England's Root backs plans for 100-ball format

England Test captain Joe Root said the 100-ball format would appeal to a "completely new audience"

England captain Joe Root says controversial plans for a domestic 100-ball competition could attract a new audience to Test cricket.

The England and Wales Cricket Board's proposal to introduce a new format, tentatively titled "the Hundred", with 15 regular six-ball overs and one 10-ball over, has proved divisive since an announcement last week but the England skipper is on board with the idea.

One of the fundamental aims of the ECB is to simplify the game for a fresh audience, specifically women and children, and Root thinks if the format takes off it could lead to interest in the longer forms of the game.

"It's going to appeal to a completely new audience and I think that's great," Root told the i newspaper. "The more people and kids we can get into sport, the better.

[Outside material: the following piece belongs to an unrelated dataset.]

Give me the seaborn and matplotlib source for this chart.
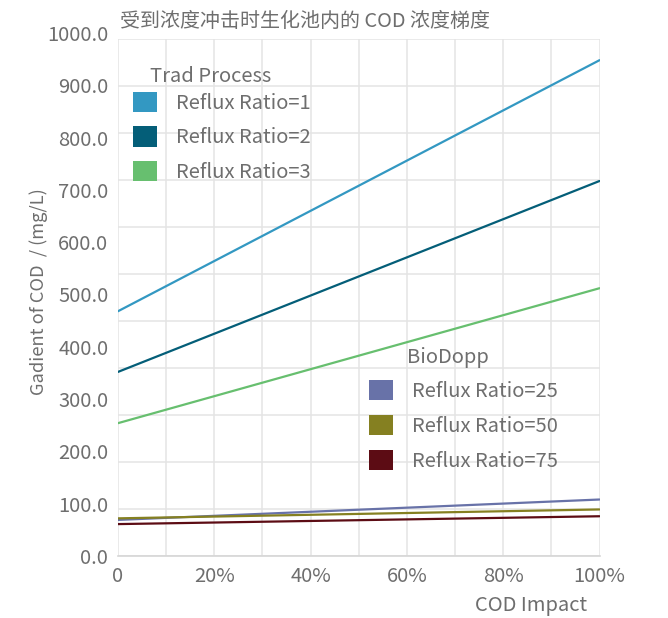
import numpy as np
import pandas as pd
import matplotlib
matplotlib.use("Agg")
import matplotlib.pyplot as plt
import seaborn as sns
from matplotlib.patches import Patch

# ---------------- data ----------------
title = "受到浓度冲击时生化池内的 COD 浓度梯度"
x_label = "COD Impact"
y_label = "Gadient of COD  / (mg/L)"

impact = [0.0, 1.0]

trad_group = "Trad Process"
trad_names = ["Reflux Ratio=1", "Reflux Ratio=2", "Reflux Ratio=3"]
trad_rr1 = [468, 948]
trad_rr2 = [352, 717]
trad_rr3 = [254, 512]
trad_colors = ["#3398c2", "#045e78", "#67bf6f"]

bio_group = "BioDopp"
bio_names = ["Reflux Ratio=25", "Reflux Ratio=50", "Reflux Ratio=75"]
bio_rr25 = [69, 108]
bio_rr50 = [72, 89]
bio_rr75 = [61, 76]
bio_colors = ["#6872a8", "#858021", "#5c0c14"]

x_ticks = [0, 0.2, 0.4, 0.6, 0.8, 1.0]
x_tick_labels = ["0", "20%", "40%", "60%", "80%", "100%"]
y_ticks = [0, 100, 200, 300, 400, 500, 600, 700, 800, 900, 1000]
y_tick_labels = ["0.0", "100.0", "200.0", "300.0", "400.0", "500.0",
                 "600.0", "700.0", "800.0", "900.0", "1000.0"]

# ---------------- table ----------------
rows = []
for name, vals in zip(trad_names, [trad_rr1, trad_rr2, trad_rr3]):
    for x, y in zip(impact, vals):
        rows.append({"series": trad_group + " " + name, "impact": x, "cod": y})
for name, vals in zip(bio_names, [bio_rr25, bio_rr50, bio_rr75]):
    for x, y in zip(impact, vals):
        rows.append({"series": bio_group + " " + name, "impact": x, "cod": y})
df = pd.DataFrame(rows)
order = [trad_group + " " + n for n in trad_names] + [bio_group + " " + n for n in bio_names]
palette = dict(zip(order, trad_colors + bio_colors))

# ---------------- style ----------------
sns.set_style("white")
plt.rcParams["font.family"] = ["Noto Sans CJK SC", "DejaVu Sans"]
TXT = "#6e6e6e"
GRID = "#e4e4e4"

W, H = 668, 618
fig = plt.figure(figsize=(W / 100, H / 100), dpi=100)

def fx(px):
    return px / W

def fy(py):
    return 1 - py / H

left, right = 118, 599.5
bottom, top_lab, top_grid = 556, 33, 39.3

# grid axes (11 horizontal divisions, 10 vertical)
axg = fig.add_axes([fx(left), fy(bottom), (right - left) / W, (bottom - top_grid) / H])
axg.set_xlim(0, 1)
axg.set_ylim(0, 11)
axg.set_xticks(np.linspace(0, 1, 11))
axg.set_yticks(np.arange(12))
axg.grid(True, color=GRID, lw=1.1)
axg.tick_params(length=0, labelleft=False, labelbottom=False)
for s in axg.spines.values():
    s.set_visible(False)
axg.spines["bottom"].set_visible(True)
axg.spines["bottom"].set_color("#d6d6d6")
axg.spines["bottom"].set_linewidth(1.2)

# data axes
ax = fig.add_axes([fx(left), fy(bottom), (right - left) / W, (bottom - top_lab) / H])
ax.patch.set_visible(False)
sns.lineplot(data=df, x="impact", y="cod", hue="series", hue_order=order,
             palette=palette, ax=ax, legend=False, linewidth=1.6)
ax.set_xlim(0, 1)
ax.set_ylim(0, 1000)
ax.set_xticks(x_ticks)
ax.set_xticklabels(x_tick_labels)
ax.set_yticks(y_ticks)
ax.set_yticklabels(y_tick_labels)
ax.tick_params(length=0, labelsize=14.5, colors=TXT)
ax.tick_params(axis="y", pad=7)
ax.tick_params(axis="x", pad=7)
ax.set_xlabel("")
ax.set_ylabel("")
for s in ax.spines.values():
    s.set_visible(False)

fig.text(fx(120), fy(21), title, ha="left", va="center", fontsize=14.4, color=TXT)
fig.text(fx(587), fy(606), x_label, ha="right", va="center", fontsize=14.5, color=TXT)
fig.text(fx(38.5), fy(292), y_label, ha="center", va="center", rotation=90,
         fontsize=13.2, color=TXT)

# legends
def make_legend(names, colors, x, y, spacing):
    handles = [Patch(facecolor=c, edgecolor="none", label=n) for n, c in zip(names, colors)]
    leg = fig.legend(handles=handles, loc="upper left", bbox_to_anchor=(fx(x), fy(y)),
                     bbox_transform=fig.transFigure, frameon=False, borderpad=0,
                     borderaxespad=0, fontsize=14.5, handlelength=1.2, handleheight=1.2,
                     handletextpad=0.95, labelspacing=spacing, labelcolor=TXT)
    return leg

make_legend(trad_names, trad_colors, 133, 91.5, 0.62)
make_legend(bio_names, bio_colors, 368.5, 379.5, 0.64)
fig.text(fx(150.5), fy(81.7), trad_group, ha="left", va="baseline", fontsize=14.5, color=TXT)
fig.text(fx(407.3), fy(363.3), bio_group, ha="left", va="baseline", fontsize=14.5, color=TXT)

fig.savefig("out.png", dpi=100)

"We've got to be very careful we don't measure it against the other formats... it's something to gather a new audience and gain interest, not a threat to other formats. As players, working with the ICC (International Cricket Council), we've got to make sure the other formats don't suffer but it has a place in the game and, hopefully, we'll see that over time.

"There will be people that compare it to Twenty20 and worry it might take away interest from Test cricket, but it's important to remember it will bring new people to the game.

"It might be someone who didn't know much about the game before and then goes on to watch a Test match and gets immersed in that. That's the way I'd like to look at it."

Root's predecessor as England captain, Alastair Cook, described the format as "another interesting step for cricket".

"If you went back to 2003 when the ECB first launched T20 cricket, if social media had been around then I'm sure quite a few people would probably have kicked up the same amount of fuss as they have here," he told Sky Sports.

"It's different, it's exciting. How it all works with the County Championship and Test matches and when it's played, a lot of that (planning) is still to be done. But I think it's another interesting step for cricket.

"Cricket has made huge changes over the years and since I've started in 2003 -- T20 being one of them. Let's see how it all pans out. Whether I'll be there to play I don't know but I'll certainly be watching it."